◆ **Data block**:
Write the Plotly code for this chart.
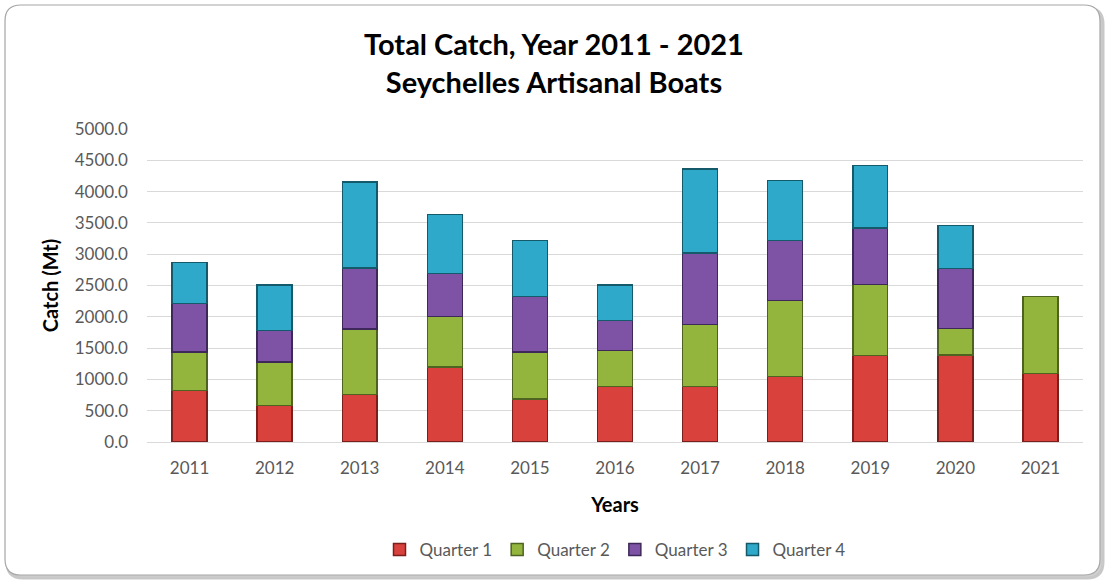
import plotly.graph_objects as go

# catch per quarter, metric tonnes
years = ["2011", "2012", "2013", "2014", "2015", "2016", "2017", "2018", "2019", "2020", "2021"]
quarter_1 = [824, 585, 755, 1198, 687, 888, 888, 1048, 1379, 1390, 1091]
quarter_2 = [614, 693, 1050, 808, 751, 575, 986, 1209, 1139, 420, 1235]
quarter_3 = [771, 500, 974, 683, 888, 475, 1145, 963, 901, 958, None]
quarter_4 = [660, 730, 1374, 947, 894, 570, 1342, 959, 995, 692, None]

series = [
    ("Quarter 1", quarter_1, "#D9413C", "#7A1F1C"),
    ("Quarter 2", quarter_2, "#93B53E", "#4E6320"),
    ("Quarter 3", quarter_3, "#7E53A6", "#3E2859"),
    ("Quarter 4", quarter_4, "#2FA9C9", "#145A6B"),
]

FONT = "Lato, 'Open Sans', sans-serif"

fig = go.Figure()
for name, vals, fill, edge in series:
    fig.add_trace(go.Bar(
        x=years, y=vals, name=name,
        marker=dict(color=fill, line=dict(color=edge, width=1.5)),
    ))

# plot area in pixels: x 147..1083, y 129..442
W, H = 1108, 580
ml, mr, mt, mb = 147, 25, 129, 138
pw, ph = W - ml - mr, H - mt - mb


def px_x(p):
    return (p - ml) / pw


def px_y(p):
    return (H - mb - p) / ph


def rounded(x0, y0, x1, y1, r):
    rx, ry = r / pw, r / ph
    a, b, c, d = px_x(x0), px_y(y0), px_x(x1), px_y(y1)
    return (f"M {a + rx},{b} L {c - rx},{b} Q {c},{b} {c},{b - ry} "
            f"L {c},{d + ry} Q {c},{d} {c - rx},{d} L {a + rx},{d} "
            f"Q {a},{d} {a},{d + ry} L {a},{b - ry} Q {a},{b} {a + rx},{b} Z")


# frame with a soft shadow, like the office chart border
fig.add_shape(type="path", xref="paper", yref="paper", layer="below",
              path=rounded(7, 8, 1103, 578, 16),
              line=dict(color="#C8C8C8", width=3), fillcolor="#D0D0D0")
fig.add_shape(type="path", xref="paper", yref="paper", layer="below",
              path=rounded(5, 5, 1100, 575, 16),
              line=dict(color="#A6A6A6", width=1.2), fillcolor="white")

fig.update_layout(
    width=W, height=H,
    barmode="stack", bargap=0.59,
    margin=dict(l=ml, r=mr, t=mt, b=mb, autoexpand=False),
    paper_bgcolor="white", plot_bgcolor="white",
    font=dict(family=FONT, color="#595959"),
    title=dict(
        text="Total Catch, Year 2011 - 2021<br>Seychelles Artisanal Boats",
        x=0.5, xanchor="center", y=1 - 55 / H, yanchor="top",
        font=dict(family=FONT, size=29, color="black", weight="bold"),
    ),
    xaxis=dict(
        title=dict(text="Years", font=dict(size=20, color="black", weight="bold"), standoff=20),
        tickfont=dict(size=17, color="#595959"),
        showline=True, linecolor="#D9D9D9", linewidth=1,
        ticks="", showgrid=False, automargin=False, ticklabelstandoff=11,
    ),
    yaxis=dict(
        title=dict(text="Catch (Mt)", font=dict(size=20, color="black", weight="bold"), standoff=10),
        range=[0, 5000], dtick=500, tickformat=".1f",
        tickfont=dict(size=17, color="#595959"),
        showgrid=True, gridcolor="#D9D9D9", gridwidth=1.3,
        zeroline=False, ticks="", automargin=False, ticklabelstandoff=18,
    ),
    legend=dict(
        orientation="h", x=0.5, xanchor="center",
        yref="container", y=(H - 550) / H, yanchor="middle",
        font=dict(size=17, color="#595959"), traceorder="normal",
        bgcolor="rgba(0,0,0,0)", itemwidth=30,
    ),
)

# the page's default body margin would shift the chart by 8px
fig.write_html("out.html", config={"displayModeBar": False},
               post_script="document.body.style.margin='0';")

◆ **Your goal**: Without the pictures, return the listing above from its first line through the line that has "import plotly.graph_objects as go".

◆ **The output**:
Write the Plotly code for this chart.
import plotly.graph_objects as go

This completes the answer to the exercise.